The bank study of 40 counties in its district between 1986 and 2003 found that Wal-Mart slightly boosted business growth, employment and earnings compared with counties without a Wal-Mart, senior economist Terry Fitzgerald said in a paper released Tuesday.


This is an insidious argument. Of course it's going to raise employment, it offers many many jobs - low paying jobs without benefits that no one can support a family, but this is yet another number those scumbag financial pundits smugly point to on television when discussing the economy (unemployment is still low) yet underemployment is at historic highs. Also it's true that Walmart adds to the business growth of the town because not only does it cannibalize the local business in the town it's built but also the local business from every town in a 50 mile radius. Fuck the Fed for cherry-picking the most Walmart-favorable stats without illustrating how those numbers are skewed.
posted by any major dude at 8:52 AM on March 3, 2008 [2 favorites]


are these loss jobs just part of a greater change to the American business landscape, changing towards service oriented jobs, etc.

There is that argument (though I'm absolutely not sold -- keeping manufacturing infrastructure and knowhow in your own coutry has excellent security benefits), but another question: assuming that we have no choice but to transition away from a manufacturing to a service economony, why have we not then insisted that the service economy jobs paid, and provided for their employees, at least as well as the manufacturing jobs they replaced? Why allow them to ban union activity? Why not insist that they provide health insurance and other benefits? Why not have labor-practice inspections and certifications?

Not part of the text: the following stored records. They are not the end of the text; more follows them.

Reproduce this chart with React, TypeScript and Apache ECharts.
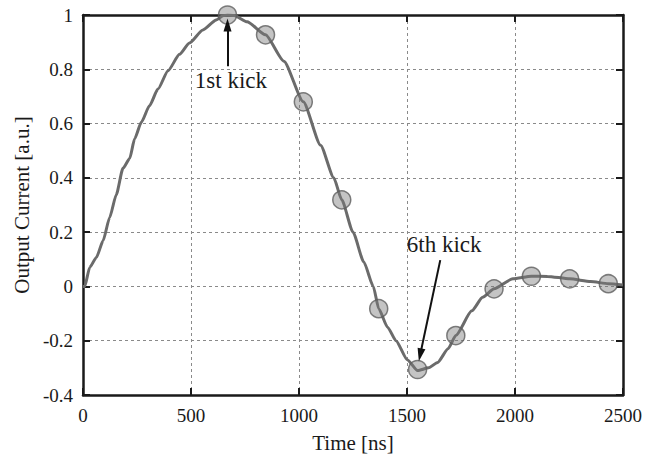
import React, { useEffect, useRef } from "react";
import * as echarts from "echarts";

// Output current waveform (time in ns, normalised amplitude)
const curveT = [0, 8, 31, 62, 93, 123, 154, 185, 216, 239, 270, 308, 347, 393, 447, 493, 555, 617, 648, 669, 700, 760, 845, 930, 1020, 1100, 1161, 1198, 1250, 1300, 1344, 1369, 1410, 1449, 1501, 1549, 1600, 1642, 1690, 1726, 1800, 1850, 1903, 1990, 2076, 2150, 2253, 2350, 2432, 2500];
const curveV = [0, 0, 0.07, 0.107, 0.168, 0.253, 0.338, 0.435, 0.471, 0.544, 0.605, 0.666, 0.727, 0.794, 0.855, 0.897, 0.945, 0.982, 0.997, 1.0, 0.998, 0.975, 0.927, 0.83, 0.68, 0.52, 0.4, 0.319, 0.2, 0.09, 0.0, -0.082, -0.15, -0.2, -0.27, -0.31, -0.3, -0.28, -0.23, -0.181, -0.09, -0.04, -0.009, 0.028, 0.0375, 0.037, 0.028, 0.018, 0.01, 0.005];

// Kick instants sampled on the waveform
const kickT = [669, 845, 1020, 1198, 1369, 1549, 1726, 1903, 2076, 2253, 2432];
const kickV = [1.0, 0.927, 0.68, 0.319, -0.082, -0.306, -0.181, -0.009, 0.0375, 0.028, 0.01];

// Annotations: label text, label anchor, arrow tail and arrow tip (data units)
const notes = [
  { text: "1st kick", at: [685, 0.759], from: [669, 0.811], to: [669, 0.963] },
  { text: "6th kick", at: [1672, 0.154], from: [1654, 0.097], to: [1561, -0.252] },
];

const xTicks = { min: 0, max: 2500, interval: 500 };
const yTicks = { min: -0.4, max: 1, interval: 0.2 };

const FONT = "Liberation Serif, Times New Roman, serif";
const INK = "#1a1a1a";

export default function App() {
  const ref = useRef<HTMLDivElement>(null);

  useEffect(() => {
    if (!ref.current) return;
    const chart = echarts.init(ref.current, null, { renderer: "svg" });

    const axisLine = { show: true, onZero: false, lineStyle: { color: INK, width: 2.5 } };
    const axisTick = { show: true, inside: true, length: 7, lineStyle: { color: INK, width: 2 } };
    const split = { show: true, lineStyle: { color: "#8a8a8a", width: 1, type: [3, 3] as any } };
    const label = { fontFamily: FONT, fontSize: 19, color: INK };

    chart.setOption({
      animation: false,
      backgroundColor: "#ffffff",
      textStyle: { fontFamily: FONT },
      grid: { left: 83, right: 36, top: 15, bottom: 59, containLabel: false },
      xAxis: [
        {
          type: "value",
          ...xTicks,
          position: "bottom",
          axisLine,
          axisTick,
          splitLine: split,
          axisLabel: { ...label, margin: 11, formatter: (v: number) => String(v) },
          name: "Time [ns]",
          nameLocation: "middle",
          nameGap: 37,
          nameTextStyle: { fontFamily: FONT, fontSize: 21, color: INK },
        },
        {
          type: "value",
          ...xTicks,
          position: "top",
          axisLine,
          axisTick,
          splitLine: { show: false },
          axisLabel: { show: false },
        },
      ],
      yAxis: [
        {
          type: "value",
          ...yTicks,
          position: "left",
          axisLine,
          axisTick,
          splitLine: split,
          axisLabel: {
            ...label,
            margin: 10,
            formatter: (v: number) => String(Math.round(v * 10) / 10),
          },
          name: "Output Current [a.u.]",
          nameLocation: "middle",
          nameGap: 50,
          nameTextStyle: { fontFamily: FONT, fontSize: 21, color: INK },
        },
        {
          type: "value",
          ...yTicks,
          position: "right",
          axisLine,
          axisTick,
          splitLine: { show: false },
          axisLabel: { show: false },
        },
      ],
      series: [
        {
          type: "line",
          data: curveT.map((t, i) => [t, curveV[i]]),
          showSymbol: false,
          smooth: 0.2,
          smoothMonotone: "x",
          lineStyle: { color: "#6b6b6b", width: 3 },
          z: 2,
          silent: true,
        },
        {
          type: "scatter",
          data: kickT.map((t, i) => [t, kickV[i]]),
          symbol: "circle",
          symbolSize: 18,
          itemStyle: {
            color: "rgba(120,120,120,0.55)",
            borderColor: "#5e5e5e",
            borderWidth: 1.5,
          },
          z: 3,
          silent: true,
          markLine: {
            silent: true,
            symbol: ["none", "triangle"],
            symbolSize: [8, 13],
            lineStyle: { color: "#111111", width: 2, type: "solid" },
            label: { show: false },
            data: notes.map((n) => [{ coord: n.from }, { coord: n.to }]),
          },
          markPoint: {
            silent: true,
            symbol: "circle",
            symbolSize: 1,
            itemStyle: { color: "rgba(0,0,0,0)" },
            label: {
              show: true,
              position: "inside",
              fontFamily: FONT,
              fontSize: 23,
              color: INK,
            },
            data: notes.map((n) => ({
              coord: n.at,
              label: { formatter: n.text },
            })),
          },
        },
      ],
    });

    return () => chart.dispose();
  }, []);

  return (
    <div
      ref={ref}
      style={{ position: "fixed", left: 0, top: 0, width: 659, height: 458 }}
    />
  );
}
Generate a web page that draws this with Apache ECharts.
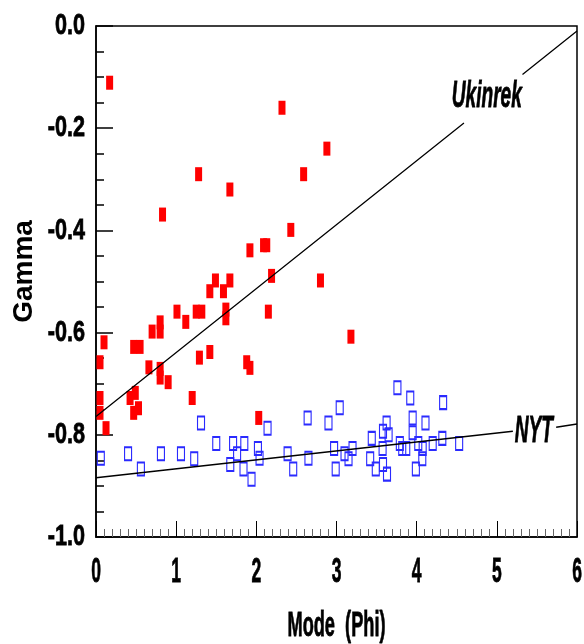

It's not just a simple this-for-that change. Along with granting these outscaled companies such power to control the legislative agenda, we've handed them our wage and labor standards to re-craft as they wish.
posted by Miko at 8:59 AM on March 3, 2008


I always thought "All that and a bag of chips" (second para, NYT article) was a British expression, used by cockney geezer types where the chips in question were thick cut potato fries. Now I know it is an American expression which refers to crisps and is used by Wal*Mart employees. Thanks, Metafilter.
posted by rhymer at 9:11 AM on March 3, 2008


People shop there because of the low prices that they need when they work for minimal wage jobs.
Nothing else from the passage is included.